加藤廣著「明智左馬助の恋」を読む
降っても照っても第28回
この新人老作家の「信長の棺」は「信長公記」の作者太田牛一が本能寺の変の謎に果敢に挑んで大いに面白かった。
その次の「秀吉の枷」も本能寺と南蛮寺を結ぶ抜け道で信長が蒸し焼きになるように秀吉がたくらみ死に追いやったという、「嘘か眞か死人に口なし」という論証ヌキのはちゃめちゃな破天荒さでエラン・ヴィタールしており、かなり面白かった。
そこで大いに期待してシリーズ第3作の「明智左馬助の恋」を読んだのだが、これがどうにもこうにもいっこうに面白くなかった。

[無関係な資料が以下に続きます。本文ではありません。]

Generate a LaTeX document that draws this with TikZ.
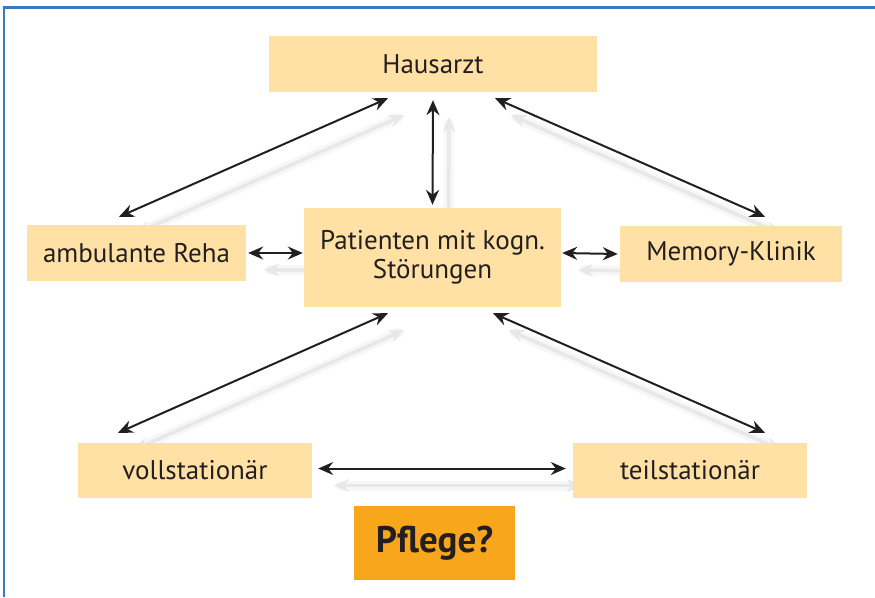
\documentclass[tikz,border=0pt]{standalone}
\usepackage{fontspec}
\setmainfont{PT Sans}
\usetikzlibrary{arrows.meta,backgrounds}

\definecolor{boxfill}{HTML}{FFE1A5}
\definecolor{pflegefill}{HTML}{F8A61C}
\definecolor{framecol}{HTML}{3B78C2}
\definecolor{textcol}{HTML}{231F20}

\tikzset{%
        every box/.style={
            fill=boxfill,
            text=textcol,
            inner sep=0pt,
            align=center,
            font=\fontsize{27}{29}\selectfont
        },
        box pflege/.style={
            fill=pflegefill,
            font=\fontsize{37}{40}\selectfont\bfseries
        },
        link/.style={<->, line width=2pt, draw=textcol},
        shade wide/.style={line width=10pt, draw=black!3, line cap=round},
        shade/.style={<->, line width=3.5pt, draw=black!9},
        frame/.style={line width=2.2pt, draw=framecol}
    }

\newcommand\drawlinks[2]{%
    \draw[#1] ([shift={#2},xshift=-45pt,yshift=-6pt]hausarzt.south) -- ([shift={#2},xshift=-17.5pt,yshift=8pt]reha.north);
    \draw[#1] ([shift={#2},yshift=-8pt]hausarzt.south) -- ([shift={#2},yshift=3pt]patient.north);
    \draw[#1] ([shift={#2},xshift=62pt,yshift=-6pt]hausarzt.south) -- ([shift={#2},xshift=34pt,yshift=9pt]memory.north);
    \draw[#1] ([shift={#2},xshift=-44.5pt,yshift=-6pt]patient.south) -- ([shift={#2},xshift=-77pt,yshift=10pt]voll.north);
    \draw[#1] ([shift={#2},xshift=60.5pt,yshift=-6pt]patient.south) -- ([shift={#2},xshift=75pt,yshift=10pt]teil.north);
    \draw[#1] ([shift={#2},xshift=2pt]reha.east) -- ([shift={#2},xshift=-1pt,yshift=4.5pt]patient.west);
    \draw[#1] ([shift={#2},xshift=1pt,yshift=4.5pt]patient.east) -- ([shift={#2},xshift=-2pt]memory.west);
    \draw[#1] ([shift={#2},xshift=6pt,yshift=2pt]voll.east) -- ([shift={#2},xshift=-7pt,yshift=2pt]teil.west);
}

\begin{document}
\begin{tikzpicture}[x=1pt, y=-1pt, >={Stealth[length=15pt,width=13pt,inset=5pt]}]

        \useasboundingbox (0,0) rectangle (875,597);
        \draw[frame] (4,597) -- (4,7.5) -- (875,7.5);

        \foreach \n/\x/\y/\w/\h/\t in {hausarzt/433/64/328/56/Hausarzt,
                                       reha/136.5/253/219/56/ambulante Reha,
                                       patient/432.5/257.5/257/99/Patienten mit kogn.\\Störungen,
                                       memory/731/254/222/56/Memory-Klinik,
                                       voll/195/470.5/234/55/vollstationär,
                                       teil/690/470.5/234/55/teilstationär,
                                       pflege/434.5/543/161/74/Pflege?}
        \node [every box/.try, box \n/.try, minimum width=\w pt, minimum height=\h pt] (\n) at (\x,\y) {\t};

        \begin{scope}[on background layer]
            \drawlinks{shade wide, shorten <=6pt, shorten >=6pt}{(16pt,-17pt)}
            \drawlinks{shade}{(16pt,-17pt)}
        \end{scope}

        \drawlinks{link}{(0pt,0pt)}
    \end{tikzpicture}
\end{document}
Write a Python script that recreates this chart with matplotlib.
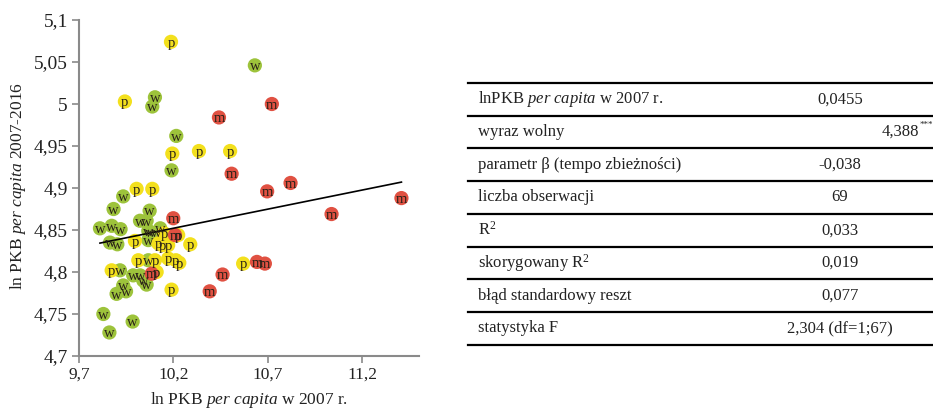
import matplotlib.pyplot as plt
import numpy as np

plt.rcParams['font.family'] = 'Liberation Serif'
plt.rcParams['mathtext.fontset'] = 'custom'
plt.rcParams['mathtext.rm'] = 'Liberation Serif'
plt.rcParams['mathtext.it'] = 'Liberation Serif:italic'

# ln GDP per capita 2007 (x) and growth 2007-2016 (y), by group
w_x = [10.102, 10.088, 10.631, 10.215, 10.190, 9.934, 9.883, 10.074, 10.023, 10.058,
       9.811, 9.873, 9.920, 10.067, 10.130, 10.076, 10.107, 9.864, 9.903, 10.067,
       9.917, 10.067, 9.987, 10.023, 10.040, 10.058, 9.934, 9.899, 9.949, 9.829,
       9.984, 9.861]
w_y = [5.008, 4.997, 5.046, 4.962, 4.921, 4.890, 4.875, 4.873, 4.861, 4.861,
       4.852, 4.855, 4.851, 4.849, 4.852, 4.847, 4.847, 4.835, 4.833, 4.838,
       4.802, 4.814, 4.796, 4.796, 4.790, 4.785, 4.784, 4.774, 4.777, 4.750,
       4.741, 4.728]

p_x = [10.187, 9.943, 10.194, 10.335, 10.500, 10.005, 10.088, 10.150, 10.225, 9.996,
       10.120, 10.142, 10.172, 10.289, 9.873, 10.014, 10.102, 10.172, 10.213, 10.231,
       10.111, 10.190, 10.569]
p_y = [5.074, 5.003, 4.941, 4.944, 4.944, 4.899, 4.899, 4.846, 4.844, 4.837,
       4.834, 4.832, 4.832, 4.833, 4.802, 4.814, 4.814, 4.816, 4.814, 4.811,
       4.800, 4.779, 4.810]

m_x = [10.441, 10.721, 10.508, 10.696, 10.820, 11.407, 11.037, 10.199, 10.208, 10.642,
       10.684, 10.460, 10.392, 10.085]
m_y = [4.984, 5.000, 4.917, 4.896, 4.906, 4.888, 4.869, 4.864, 4.844, 4.812,
       4.810, 4.797, 4.777, 4.798]

intercept = 4.388
slope = 0.0455

x_ticks = [9.7, 10.2, 10.7, 11.2]
y_ticks = [4.7, 4.75, 4.8, 4.85, 4.9, 4.95, 5.0, 5.05, 5.1]

table_labels = ["lnPKB $\\it{per\\ capita}$ w 2007 r.", "wyraz wolny",
                "parametr β (tempo zbieżności)", "liczba obserwacji", "R$^2$",
                "skorygowany R$^2$", "błąd standardowy reszt", "statystyka F"]
table_values = ["0,0455", "4,388", "-0,038", "69", "0,033", "0,019",
                "0,077", "2,304 (df=1;67)"]
signif = "***"

W, H = 933, 409
fig = plt.figure(figsize=(W / 100, H / 100), dpi=100)
ax = fig.add_axes([79 / W, 1 - 356 / H, 340 / W, 336 / H])

groups = [(w_x, w_y, '#9dc33b', 'w'), (p_x, p_y, '#f3e01d', 'p'), (m_x, m_y, '#e05142', 'm')]
for gx, gy, col, lab in groups:
    ax.scatter(gx, gy, s=105, color=col, edgecolors='none', zorder=3)
for gx, gy, col, lab in groups:
    for xx, yy in zip(gx, gy):
        ax.text(xx, yy - 0.0015, lab, ha='center', va='center', fontsize=10.5,
                color='#2a2218', zorder=5)

all_x = np.array(w_x + p_x + m_x)
lx = np.array([all_x.min(), all_x.max()])
ax.plot(lx, intercept + slope * lx, color='black', lw=1.2, zorder=4)

ax.set_xlim(9.7, 11.5)
ax.set_ylim(4.7, 5.1)
ax.set_xticks(x_ticks)
ax.set_xticklabels([f"{v:g}".replace('.', ',') for v in x_ticks])
ax.set_yticks(y_ticks)
ax.set_yticklabels([f"{v:g}".replace('.', ',') for v in y_ticks])
for s in ['top', 'right']:
    ax.spines[s].set_visible(False)
for s in ['left', 'bottom']:
    ax.spines[s].set_color('#8a8a8a')
    ax.spines[s].set_linewidth(1.5)
ax.tick_params(colors='#8a8a8a', labelcolor='#222222', length=5, width=1.2,
               direction='out', pad=3)
ax.tick_params(axis='x', labelsize=12.5)
ax.tick_params(axis='y', labelsize=14)
ax.patch.set_alpha(0)

fig.text(249 / W, 1 - 400 / H, "ln PKB $\\it{per\\ capita}$ w 2007 r.",
         ha='center', va='center', fontsize=12.5, color='#222222')
fig.text(18 / W, 1 - 186 / H, "ln PKB $\\it{per\\ capita}$ 2007-2016",
         ha='center', va='center', rotation=90, fontsize=12.5, color='#222222')

# regression table
tab = fig.add_axes([0, 0, 1, 1], zorder=-1)
tab.set_xlim(0, W)
tab.set_ylim(H, 0)
tab.axis('off')
row_h = 32.7
top = 83
for k in range(len(table_labels) + 1):
    yl = top + k * row_h
    tab.plot([468, W], [yl, yl], color='black', lw=1.6)
for k, (lab, val) in enumerate(zip(table_labels, table_values)):
    yc = top + (k + 0.5) * row_h
    tab.text(478, yc, lab, ha='left', va='center', fontsize=12, color='#222222')
    if k == 1:
        tab.text(919, yc, val, ha='right', va='center', fontsize=12, color='#222222')
        tab.text(920, yc - 11, signif, ha='left', va='top', fontsize=6.5,
                 color='#222222')
    else:
        tab.text(840, yc, val, ha='center', va='center', fontsize=12, color='#222222')

fig.savefig("out.png", dpi=100)
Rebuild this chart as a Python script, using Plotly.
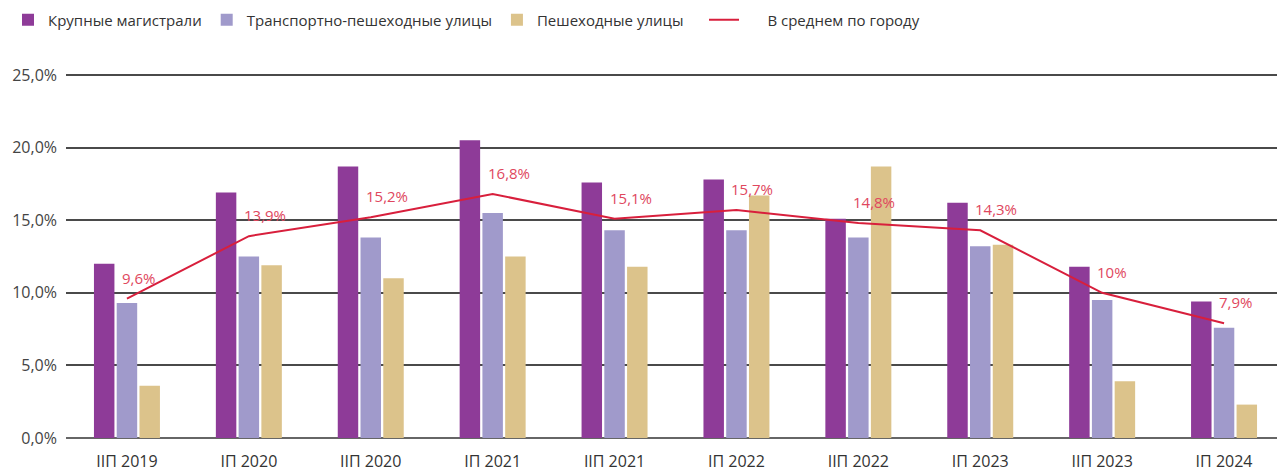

残念じゃあ。
それというのもこれは光秀の義理の息子が知らず秀吉の大謀略に振り回されてあたら生涯の大望を棒に振るというお話で、前の2冊、いや3冊ですでにネタがばれているものだから、おおいに盛り上がりにかける。
著者も最後は観念したのか機械的に年代を追うのみ。
それでもさすがにラストの坂本城の夫婦愛と壮絶な切腹は力が入ったが、遅きに失した。げに「はじめは脱兎のごとく終わりは処女のごとし」とはこれをいうのであろう。
結局馬鹿を見たのはクソ真面目なキンカン頭の光秀だけという、世にも哀れな物語であったが、大器晩成型の著者の次作を期して待とう。